AECOM sustainability director David Cheshire says the building was designed to last sixty years, so there is that. But he also said that the building absorbed 91 tonnes of CO2 emissions. Buckminster Fuller may have asked "how much does your building weigh?" but if a tonne of wood is equivalent to a tonne of carbon, then this Serpentine pavilion is an awfully heavy building; no wonder it needed such a big foundation.

A sheet of 25mm (1 inch) plywood weighs about 50kg, so that 91 tonnes translates into 1820 sheets of plywood, which laid end to end would run a little less than three miles. I cannot help but look at that pavilion and think that something is wrong with this calculation.

We have always tried to avoid overselling the benefits of wood construction; there is no question that has a far lower carbon footprint than steel or concrete, both of which have chemistry that emits CO2 when it is made, while wood has a chemistry that absorbs it. When it comes to the upfront carbon emissions, the embodied carbon that matters now when we have a carbon budget we need to stay under to keep the globe from heating more than 1.5°C, there is no comparison between wood and other materials.

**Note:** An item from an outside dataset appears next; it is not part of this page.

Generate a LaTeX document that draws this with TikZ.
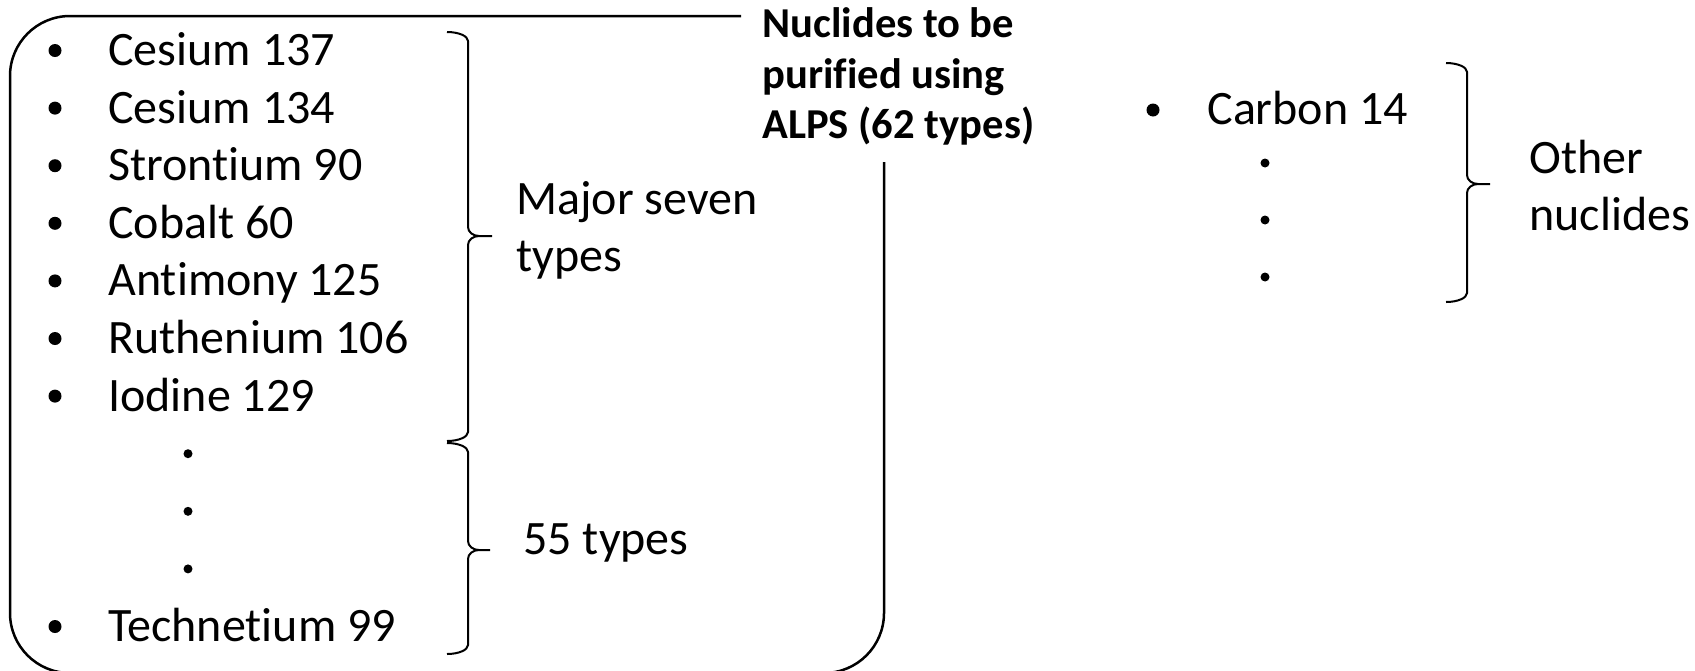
\documentclass[tikz,border=0pt]{standalone}
\usepackage{fontspec}
\setmainfont{Carlito}[Ligatures={NoCommon}]
\newcommand{\mybrace}[6]{% hook-x, vertical-x, tip-x, top, tip-y, bottom
  \draw[brc] (#1,#4) .. controls ({#1+0.55*(#2-#1)},#4) and (#2,#4+4) .. (#2,#4+9)
    -- (#2,#5-9) .. controls (#2,#5-4) and ({#2+5},#5) .. ({#2+11},#5) -- (#3,#5)
    -- ({#2+11},#5) .. controls ({#2+5},#5) and (#2,#5+4) .. (#2,#5+9)
    -- (#2,#6-9) .. controls (#2,#6-4) and ({#1+0.55*(#2-#1)},#6) .. (#1,#6);}
\begin{document}
\begin{tikzpicture}[x=0.5pt,y=-0.5pt,
  lbl/.style={anchor=base west,inner sep=0pt,font=\fontsize{24}{29}\selectfont},
  ttl/.style={anchor=base west,inner sep=0pt,font=\fontsize{21.3}{26}\selectfont\bfseries},
  bul/.style={fill=black},
  brc/.style={line width=1pt},
  frame/.style={line width=1.25pt,rounded corners=30pt}]
\useasboundingbox (0,0) rectangle (1695,670);

% frame around the 62 purified nuclides
\draw[frame] (741,16) -- (10,16) -- (10,673) -- (884,673) -- (884,162);

% title
\node[ttl] (t1) at (762,37) {Nuclides to be};
\node[ttl] (t2) at (762,88) {purified using};
\node[ttl] (t3) at (762,138) {ALPS (62 types)};

% list
\foreach \i/\txt/\nm in {0/Cesium 137/cs137,1/Cesium 134/cs134,2/Strontium 90/sr90,
    3/Cobalt 60/co60,4/Antimony 125/sb125,5/Ruthenium 106/ru106,6/Iodine 129/i129,
    10/Technetium 99/tc99}{
  \fill[bul] (55,{50.5+57.6*\i}) circle (6.5);
  \node[lbl] (\nm) at (108,{65.5+57.6*\i}) {\txt};
}
\foreach \i in {7,8,9}{
  \fill[bul] (188,{50.5+57.6*\i}) circle (4.5);
}

% braces and labels
\mybrace{447}{468}{492}{32}{236}{441}
\node[lbl] (maj1) at (516,214) {Major seven};
\node[lbl] (maj2) at (516,271.5) {types};
\mybrace{447}{468}{490}{443}{550}{654}
\node[lbl] (t55) at (523,554) {55 types};

% other nuclides
\fill[bul] (1153,110) circle (6.5);
\node[lbl] (c14) at (1207,124.5) {Carbon 14};
\foreach \y in {163,220,277}{
  \fill[bul] (1265,\y) circle (4.5);
}
\mybrace{1446}{1467}{1490}{63}{184}{302}
\node[lbl] (oth1) at (1529,173) {Other};
\node[lbl] (oth2) at (1529,230) {nuclides};
\end{tikzpicture}
\end{document}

But while I am an architect, not an engineer, my gut and my experience tell me that building a billion Serpentine Pavilions will not solve climate change and that this building did not suck up 31 tonnes of CO2 by virtue of it being built, and it's not absorbing any now; it is sitting there in a park.

Development stages

World Green Building Council

It's why I always return to this diagram from the World Green Building Council showing how one should think about building, where you start with trying to build nothing, then to build less, then to build clever, and finally, to look at using low carbon construction technologies. And unfortunately, this Serpentine Pavilion fails in all of these.